Can you write out the whole listing exactly?

## [MATERIAL PROVIDED]
------------------------------
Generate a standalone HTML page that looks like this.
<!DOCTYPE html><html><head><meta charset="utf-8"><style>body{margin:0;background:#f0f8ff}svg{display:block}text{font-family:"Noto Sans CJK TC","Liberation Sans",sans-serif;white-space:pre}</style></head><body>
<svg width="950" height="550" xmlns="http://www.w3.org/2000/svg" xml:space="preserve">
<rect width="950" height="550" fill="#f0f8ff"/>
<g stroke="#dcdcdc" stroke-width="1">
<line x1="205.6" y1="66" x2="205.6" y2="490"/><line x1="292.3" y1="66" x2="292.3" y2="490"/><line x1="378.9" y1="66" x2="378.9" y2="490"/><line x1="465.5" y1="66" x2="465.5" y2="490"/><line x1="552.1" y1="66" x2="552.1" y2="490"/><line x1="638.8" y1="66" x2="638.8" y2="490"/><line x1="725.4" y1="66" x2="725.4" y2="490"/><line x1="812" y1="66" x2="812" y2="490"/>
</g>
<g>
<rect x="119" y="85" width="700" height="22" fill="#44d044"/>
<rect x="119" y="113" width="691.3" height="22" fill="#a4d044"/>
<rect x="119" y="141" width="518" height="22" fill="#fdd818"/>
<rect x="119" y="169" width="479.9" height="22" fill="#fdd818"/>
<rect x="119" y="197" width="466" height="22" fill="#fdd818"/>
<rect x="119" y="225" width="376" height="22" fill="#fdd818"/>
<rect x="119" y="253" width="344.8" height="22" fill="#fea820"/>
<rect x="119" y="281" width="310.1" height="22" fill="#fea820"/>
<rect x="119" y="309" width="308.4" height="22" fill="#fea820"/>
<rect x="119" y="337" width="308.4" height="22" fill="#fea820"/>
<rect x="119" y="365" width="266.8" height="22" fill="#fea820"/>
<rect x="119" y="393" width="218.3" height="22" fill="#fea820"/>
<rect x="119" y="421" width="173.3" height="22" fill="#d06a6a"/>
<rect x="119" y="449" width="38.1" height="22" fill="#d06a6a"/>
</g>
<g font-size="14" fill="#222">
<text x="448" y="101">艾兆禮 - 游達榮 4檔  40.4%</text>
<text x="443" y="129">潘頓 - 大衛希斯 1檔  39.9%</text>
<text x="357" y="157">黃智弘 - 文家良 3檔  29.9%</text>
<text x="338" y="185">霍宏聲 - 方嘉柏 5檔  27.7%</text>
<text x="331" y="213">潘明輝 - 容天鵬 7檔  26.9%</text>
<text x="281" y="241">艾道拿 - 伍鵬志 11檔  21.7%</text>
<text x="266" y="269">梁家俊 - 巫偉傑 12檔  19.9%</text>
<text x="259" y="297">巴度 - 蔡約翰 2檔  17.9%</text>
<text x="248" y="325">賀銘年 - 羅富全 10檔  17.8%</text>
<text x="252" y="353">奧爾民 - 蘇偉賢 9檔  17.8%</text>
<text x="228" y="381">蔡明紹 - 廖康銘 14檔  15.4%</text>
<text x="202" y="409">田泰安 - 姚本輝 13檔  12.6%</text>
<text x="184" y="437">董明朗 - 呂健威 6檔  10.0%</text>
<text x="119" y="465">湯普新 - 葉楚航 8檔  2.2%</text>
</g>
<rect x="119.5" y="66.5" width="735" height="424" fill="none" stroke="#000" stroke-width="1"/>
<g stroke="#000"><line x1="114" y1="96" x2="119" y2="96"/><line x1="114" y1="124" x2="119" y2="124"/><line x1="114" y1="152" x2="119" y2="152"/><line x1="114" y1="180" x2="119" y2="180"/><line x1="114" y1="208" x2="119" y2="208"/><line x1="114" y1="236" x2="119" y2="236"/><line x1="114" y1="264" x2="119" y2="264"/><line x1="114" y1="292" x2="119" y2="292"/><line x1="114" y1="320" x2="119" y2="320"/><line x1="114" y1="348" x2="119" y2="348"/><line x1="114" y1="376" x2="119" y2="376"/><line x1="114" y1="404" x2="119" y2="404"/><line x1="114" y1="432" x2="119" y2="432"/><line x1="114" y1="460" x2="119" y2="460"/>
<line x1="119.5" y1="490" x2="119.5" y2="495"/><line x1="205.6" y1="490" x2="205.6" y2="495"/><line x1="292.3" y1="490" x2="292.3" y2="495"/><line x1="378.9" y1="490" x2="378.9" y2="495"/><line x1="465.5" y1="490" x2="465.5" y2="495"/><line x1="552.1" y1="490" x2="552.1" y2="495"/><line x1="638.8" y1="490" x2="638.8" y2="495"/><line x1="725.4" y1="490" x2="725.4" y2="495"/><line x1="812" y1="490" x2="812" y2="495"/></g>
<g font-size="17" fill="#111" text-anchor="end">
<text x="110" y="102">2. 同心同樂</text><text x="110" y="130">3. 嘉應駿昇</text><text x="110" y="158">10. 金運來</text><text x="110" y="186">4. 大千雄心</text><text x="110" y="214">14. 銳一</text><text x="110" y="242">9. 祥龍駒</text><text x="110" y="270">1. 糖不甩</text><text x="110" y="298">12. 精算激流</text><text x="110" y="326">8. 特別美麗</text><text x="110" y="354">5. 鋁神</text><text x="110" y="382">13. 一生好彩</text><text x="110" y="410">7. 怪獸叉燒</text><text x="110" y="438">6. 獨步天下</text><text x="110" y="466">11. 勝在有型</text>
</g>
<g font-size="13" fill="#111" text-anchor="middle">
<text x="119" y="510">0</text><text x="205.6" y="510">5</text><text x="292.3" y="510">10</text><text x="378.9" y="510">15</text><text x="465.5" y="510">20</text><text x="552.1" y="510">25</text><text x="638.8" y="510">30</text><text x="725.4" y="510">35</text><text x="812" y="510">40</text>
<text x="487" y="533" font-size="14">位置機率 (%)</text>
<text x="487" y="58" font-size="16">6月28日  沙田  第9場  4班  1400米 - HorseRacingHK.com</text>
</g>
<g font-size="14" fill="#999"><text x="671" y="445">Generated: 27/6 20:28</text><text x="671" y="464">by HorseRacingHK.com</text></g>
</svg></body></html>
------------------------------
## [EXERCISE ANSWER]
Generate a standalone HTML page that looks like this.
<!DOCTYPE html><html><head><meta charset="utf-8"><style>body{margin:0;background:#f0f8ff}svg{display:block}text{font-family:"Noto Sans CJK TC","Liberation Sans",sans-serif;white-space:pre}</style></head><body>
<svg width="950" height="550" xmlns="http://www.w3.org/2000/svg" xml:space="preserve">
<rect width="950" height="550" fill="#f0f8ff"/>
<g stroke="#dcdcdc" stroke-width="1">
<line x1="205.6" y1="66" x2="205.6" y2="490"/><line x1="292.3" y1="66" x2="292.3" y2="490"/><line x1="378.9" y1="66" x2="378.9" y2="490"/><line x1="465.5" y1="66" x2="465.5" y2="490"/><line x1="552.1" y1="66" x2="552.1" y2="490"/><line x1="638.8" y1="66" x2="638.8" y2="490"/><line x1="725.4" y1="66" x2="725.4" y2="490"/><line x1="812" y1="66" x2="812" y2="490"/>
</g>
<g>
<rect x="119" y="85" width="700" height="22" fill="#44d044"/>
<rect x="119" y="113" width="691.3" height="22" fill="#a4d044"/>
<rect x="119" y="141" width="518" height="22" fill="#fdd818"/>
<rect x="119" y="169" width="479.9" height="22" fill="#fdd818"/>
<rect x="119" y="197" width="466" height="22" fill="#fdd818"/>
<rect x="119" y="225" width="376" height="22" fill="#fdd818"/>
<rect x="119" y="253" width="344.8" height="22" fill="#fea820"/>
<rect x="119" y="281" width="310.1" height="22" fill="#fea820"/>
<rect x="119" y="309" width="308.4" height="22" fill="#fea820"/>
<rect x="119" y="337" width="308.4" height="22" fill="#fea820"/>
<rect x="119" y="365" width="266.8" height="22" fill="#fea820"/>
<rect x="119" y="393" width="218.3" height="22" fill="#fea820"/>
<rect x="119" y="421" width="173.3" height="22" fill="#d06a6a"/>
<rect x="119" y="449" width="38.1" height="22" fill="#d06a6a"/>
</g>
<g font-size="14" fill="#222">
<text x="448" y="101">艾兆禮 - 游達榮 4檔  40.4%</text>
<text x="443" y="129">潘頓 - 大衛希斯 1檔  39.9%</text>
<text x="357" y="157">黃智弘 - 文家良 3檔  29.9%</text>
<text x="338" y="185">霍宏聲 - 方嘉柏 5檔  27.7%</text>
<text x="331" y="213">潘明輝 - 容天鵬 7檔  26.9%</text>
<text x="281" y="241">艾道拿 - 伍鵬志 11檔  21.7%</text>
<text x="266" y="269">梁家俊 - 巫偉傑 12檔  19.9%</text>
<text x="259" y="297">巴度 - 蔡約翰 2檔  17.9%</text>
<text x="248" y="325">賀銘年 - 羅富全 10檔  17.8%</text>
<text x="252" y="353">奧爾民 - 蘇偉賢 9檔  17.8%</text>
<text x="228" y="381">蔡明紹 - 廖康銘 14檔  15.4%</text>
<text x="202" y="409">田泰安 - 姚本輝 13檔  12.6%</text>
<text x="184" y="437">董明朗 - 呂健威 6檔  10.0%</text>
<text x="119" y="465">湯普新 - 葉楚航 8檔  2.2%</text>
</g>
<rect x="119.5" y="66.5" width="735" height="424" fill="none" stroke="#000" stroke-width="1"/>
<g stroke="#000"><line x1="114" y1="96" x2="119" y2="96"/><line x1="114" y1="124" x2="119" y2="124"/><line x1="114" y1="152" x2="119" y2="152"/><line x1="114" y1="180" x2="119" y2="180"/><line x1="114" y1="208" x2="119" y2="208"/><line x1="114" y1="236" x2="119" y2="236"/><line x1="114" y1="264" x2="119" y2="264"/><line x1="114" y1="292" x2="119" y2="292"/><line x1="114" y1="320" x2="119" y2="320"/><line x1="114" y1="348" x2="119" y2="348"/><line x1="114" y1="376" x2="119" y2="376"/><line x1="114" y1="404" x2="119" y2="404"/><line x1="114" y1="432" x2="119" y2="432"/><line x1="114" y1="460" x2="119" y2="460"/>
<line x1="119.5" y1="490" x2="119.5" y2="495"/><line x1="205.6" y1="490" x2="205.6" y2="495"/><line x1="292.3" y1="490" x2="292.3" y2="495"/><line x1="378.9" y1="490" x2="378.9" y2="495"/><line x1="465.5" y1="490" x2="465.5" y2="495"/><line x1="552.1" y1="490" x2="552.1" y2="495"/><line x1="638.8" y1="490" x2="638.8" y2="495"/><line x1="725.4" y1="490" x2="725.4" y2="495"/><line x1="812" y1="490" x2="812" y2="495"/></g>
<g font-size="17" fill="#111" text-anchor="end">
<text x="110" y="102">2. 同心同樂</text><text x="110" y="130">3. 嘉應駿昇</text><text x="110" y="158">10. 金運來</text><text x="110" y="186">4. 大千雄心</text><text x="110" y="214">14. 銳一</text><text x="110" y="242">9. 祥龍駒</text><text x="110" y="270">1. 糖不甩</text><text x="110" y="298">12. 精算激流</text><text x="110" y="326">8. 特別美麗</text><text x="110" y="354">5. 鋁神</text><text x="110" y="382">13. 一生好彩</text><text x="110" y="410">7. 怪獸叉燒</text><text x="110" y="438">6. 獨步天下</text><text x="110" y="466">11. 勝在有型</text>
</g>
<g font-size="13" fill="#111" text-anchor="middle">
<text x="119" y="510">0</text><text x="205.6" y="510">5</text><text x="292.3" y="510">10</text><text x="378.9" y="510">15</text><text x="465.5" y="510">20</text><text x="552.1" y="510">25</text><text x="638.8" y="510">30</text><text x="725.4" y="510">35</text><text x="812" y="510">40</text>
<text x="487" y="533" font-size="14">位置機率 (%)</text>
<text x="487" y="58" font-size="16">6月28日  沙田  第9場  4班  1400米 - HorseRacingHK.com</text>
</g>
<g font-size="14" fill="#999"><text x="671" y="445">Generated: 27/6 20:28</text><text x="671" y="464">by HorseRacingHK.com</text></g>
</svg></body></html>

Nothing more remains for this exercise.